A New Silk Road: India, China and the Geopolitics of Asia
- Author: Kingshuk Nag
- Language: English
- Subject: Geopolitics
- Genre: Nonfiction
- Published: 10 February 2021
- Publisher: Rupa Publications
- Publication place: India
- Media type: Hardcover
- Pages: 184
- ISBN: 978-93-90547-58-6

= A New Silk Road =

2021 book by Kingshuk Nag

A New Silk Road: India, China and the Geopolitics of Asia is a nonfiction book by Kingshuk Nag, an Indian author and editor with The Times of India.

== Overview ==

In the summer of 2020, China engaged in a conflict with India in the border areas of Ladakh. This occurred even though China was facing international condemnation for its response to the COVID-19 epidemic.
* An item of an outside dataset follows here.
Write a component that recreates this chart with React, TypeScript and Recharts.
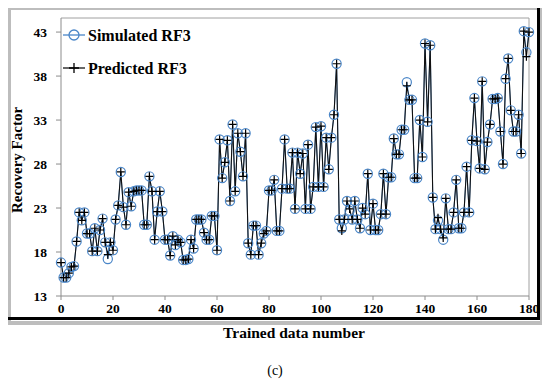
import { LineChart, Line, XAxis, YAxis, ReferenceLine, Customized } from "recharts";

// values (index = trained data number)
const simulated = [
  16.8, 15.1, 15.1, 15.6, 16.3, 16.4, 19.2, 22.5, 21.6, 22.5,
  20.1, 20.1, 18.1, 20.7, 18.1, 20.5, 21.8, 19.1, 17.2, 19.1,
  18.2, 21.7, 23.3, 27.1, 23.1, 21.1, 24.8, 23.2, 24.9, 25.0,
  25.0, 25.0, 21.1, 21.1, 26.6, 24.9, 19.4, 22.6, 24.9, 22.6,
  19.4, 19.4, 17.6, 19.8, 18.8, 19.4, 19.1, 17.1, 17.1, 17.2,
  19.4, 18.4, 21.7, 21.7, 21.7, 20.2, 19.4, 19.4, 22.1, 22.1,
  18.2, 30.8, 26.4, 28.2, 30.7, 23.8, 32.5, 24.9, 31.5, 29.4,
  26.6, 31.5, 19.0, 17.7, 21.0, 21.0, 17.7, 19.0, 20.1, 20.4,
  25.0, 25.0, 26.2, 20.4, 20.4, 25.2, 30.8, 25.2, 25.2, 29.3,
  22.9, 29.3, 26.9, 29.2, 22.9, 30.2, 22.9, 25.4, 32.2, 25.4,
  32.3, 25.4, 31.0, 27.4, 31.0, 33.6, 39.4, 21.7, 20.7, 21.7,
  23.8, 22.7, 21.7, 23.8, 21.7, 20.7, 23.0, 22.3, 26.9, 20.5,
  23.5, 20.5, 20.5, 22.3, 26.9, 22.3, 26.5, 26.5, 30.9, 29.1,
  29.1, 31.9, 31.9, 37.3, 35.3, 35.3, 26.4, 26.4, 33.0, 28.8,
  41.7, 32.8, 41.5, 24.2, 20.6, 21.6, 20.6, 19.4, 24.1, 20.6,
  20.6, 22.5, 26.2, 20.7, 20.7, 22.5, 27.7, 22.5, 30.7, 35.5,
  30.6, 27.5, 37.4, 27.4, 30.5, 32.5, 35.4, 35.4, 35.5, 31.7,
  28.0, 37.7, 40.0, 34.1, 31.7, 31.7, 33.6, 29.2, 43.1, 40.7,
  43.0,
];

const predicted = [
  16.8, 15.1, 15.1, 15.6, 16.3, 16.4, 19.2, 22.5, 21.6, 22.5,
  20.1, 20.1, 18.1, 20.7, 18.1, 20.5, 21.8, 19.1, 17.7, 19.1,
  18.2, 21.7, 23.3, 27.1, 23.1, 21.1, 24.8, 23.2, 24.9, 25.0,
  25.0, 25.0, 21.1, 21.1, 26.6, 24.9, 19.4, 22.6, 24.9, 22.6,
  19.4, 19.4, 17.6, 19.8, 18.8, 19.4, 19.1, 17.1, 17.1, 17.2,
  19.4, 18.4, 21.7, 21.7, 21.7, 20.2, 19.4, 19.4, 22.1, 22.1,
  18.2, 30.8, 26.4, 28.2, 30.7, 23.8, 32.5, 24.9, 31.5, 29.4,
  26.6, 31.5, 19.0, 17.7, 21.0, 21.0, 17.7, 19.0, 20.1, 20.4,
  25.0, 25.0, 26.2, 20.4, 20.4, 25.2, 30.8, 25.2, 25.2, 29.3,
  22.9, 29.3, 26.9, 29.2, 22.9, 30.2, 22.9, 25.4, 32.2, 25.4,
  32.3, 25.4, 31.0, 27.4, 31.0, 33.6, 39.4, 21.7, 20.4, 21.7,
  23.8, 22.9, 21.7, 23.8, 21.7, 20.7, 23.0, 22.3, 26.9, 20.5,
  23.5, 20.5, 20.5, 22.3, 26.9, 22.3, 26.5, 26.5, 30.9, 29.1,
  29.1, 31.9, 31.9, 36.9, 35.3, 35.3, 26.4, 26.4, 33.0, 28.8,
  41.7, 32.8, 41.5, 24.2, 20.6, 21.9, 20.6, 19.6, 24.1, 20.6,
  20.6, 22.5, 26.2, 20.7, 20.7, 22.5, 27.7, 22.5, 30.7, 35.5,
  30.6, 27.5, 37.4, 27.4, 30.5, 32.5, 35.4, 35.4, 35.5, 31.7,
  28.0, 37.7, 40.0, 34.1, 31.7, 31.7, 33.6, 29.2, 43.1, 40.2,
  43.0,
];

const xTicks = [0, 20, 40, 60, 80, 100, 120, 140, 160, 180];
const yTicks = [13, 18, 23, 28, 33, 38, 43];
const Y_MAX = 44.6;

const data = simulated.map((v, i) => ({ n: i, sim: v, pred: predicted[i] }));

const serif = "'Liberation Serif', 'Times New Roman', serif";
const BLUE = "#4a86c8";

const Plus = (props: any) => {
  const { cx, cy } = props;
  if (cx == null || cy == null) return null;
  return <path d={`M${cx - 4},${cy}H${cx + 4}M${cx},${cy - 4}V${cy + 4}`} stroke="#000" strokeWidth={1.2} fill="none" />;
};

// filled ring between two rectangles (outer, inner) for the picture frame
const ring = (x: number, y: number, w: number, h: number, t: number) =>
  `M${x},${y}H${x + w}V${y + h}H${x}Z M${x + t},${y + t}V${y + h - t}H${x + w - t}V${y + t}Z`;

const Decor = () => (
  <g>
    <path d={ring(7, 6, 537, 319, 4)} fill="#bdbdbd" fillRule="evenodd" />
    <path d={ring(3, 2, 537, 318, 3)} fill="#000" fillRule="evenodd" />
    <g transform="translate(61,25)">
      <line x1={2} y1={10} x2={24} y2={10} stroke={BLUE} strokeWidth={1.3} />
      <circle cx={13} cy={10} r={5} stroke={BLUE} strokeWidth={1.3} fill="none" />
      <text x={27} y={15.5} fontFamily={serif} fontWeight="bold" fontSize={16} fill="#000">Simulated RF3</text>
      <line x1={2} y1={43} x2={24} y2={43} stroke="#000" strokeWidth={1.2} />
      <path d="M13,38V48M8,43H18" stroke="#000" strokeWidth={1.3} />
      <text x={27} y={48.5} fontFamily={serif} fontWeight="bold" fontSize={16} fill="#000">Predicted RF3</text>
    </g>
    <text x={22} y={160} transform="rotate(-90 22 160)" textAnchor="middle" fontFamily={serif} fontWeight="bold" fontSize={15} fill="#000">
      Recovery Factor
    </text>
    <text x={294} y={338} textAnchor="middle" fontFamily={serif} fontWeight="bold" fontSize={15.5} fill="#000">
      Trained data number
    </text>
    <text x={275} y={375} textAnchor="middle" fontFamily={serif} fontSize={14} fill="#000">
      (c)
    </text>
  </g>
);

export default function App() {
  return (
    <div style={{ width: 550, height: 387, margin: -8, background: "#fff" }}>
      <LineChart width={550} height={387} data={data} margin={{ top: 18, right: 21, bottom: 61, left: 0 }}>
        <XAxis
          type="number"
          dataKey="n"
          domain={[0, 180]}
          ticks={xTicks}
          height={30}
          stroke="#8c8c8c"
          tickSize={4}
          tickMargin={3}
          tick={{ fill: "#000", fontFamily: serif, fontWeight: "bold", fontSize: 13.5 }}
        />
        <YAxis
          type="number"
          domain={[13, Y_MAX]}
          ticks={yTicks}
          width={61}
          stroke="#8c8c8c"
          tickSize={5}
          tickMargin={9}
          tick={{ fill: "#000", fontFamily: serif, fontWeight: "bold", fontSize: 13.5 }}
        />
        <ReferenceLine y={Y_MAX} stroke="#a0a0a0" strokeWidth={1} />
        <ReferenceLine x={180} stroke="#a0a0a0" strokeWidth={1} />
        <Line
          type="linear"
          dataKey="sim"
          name="Simulated RF3"
          stroke={BLUE}
          strokeWidth={1}
          dot={{ r: 4.6, stroke: BLUE, strokeWidth: 1.2, fill: "none" }}
          isAnimationActive={false}
        />
        <Line
          type="linear"
          dataKey="pred"
          name="Predicted RF3"
          stroke="#111"
          strokeWidth={1.1}
          dot={<Plus />}
          isAnimationActive={false}
        />
        <Customized component={Decor} />
      </LineChart>
    </div>
  );
}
It was an attempt to divert attention away from the pandemic.

Through this book, the author analyses outmoded notions about China and argues that it is essential to comprehend the country's history and draw lessons from it to evaluate contemporary geopolitical events.

== Reception ==
Writing for The Book Review, Bappaditya Mukherjee calls "[the book] is an excellent primer on the India-China bilateral relationship. Nag takes a very hawkish position throughout this book and perceives China as a pernicious actor that is irreconcilably antagonistic to India’s interests."

In a review for The New Indian Express, Gautam Chintamani writes, "Nag's lucid narrative presents deep insights into the political, economic, social and cultural factors that impact the current India-China relationship. A New Silk Road is a much-needed manual for anyone interested in international affairs."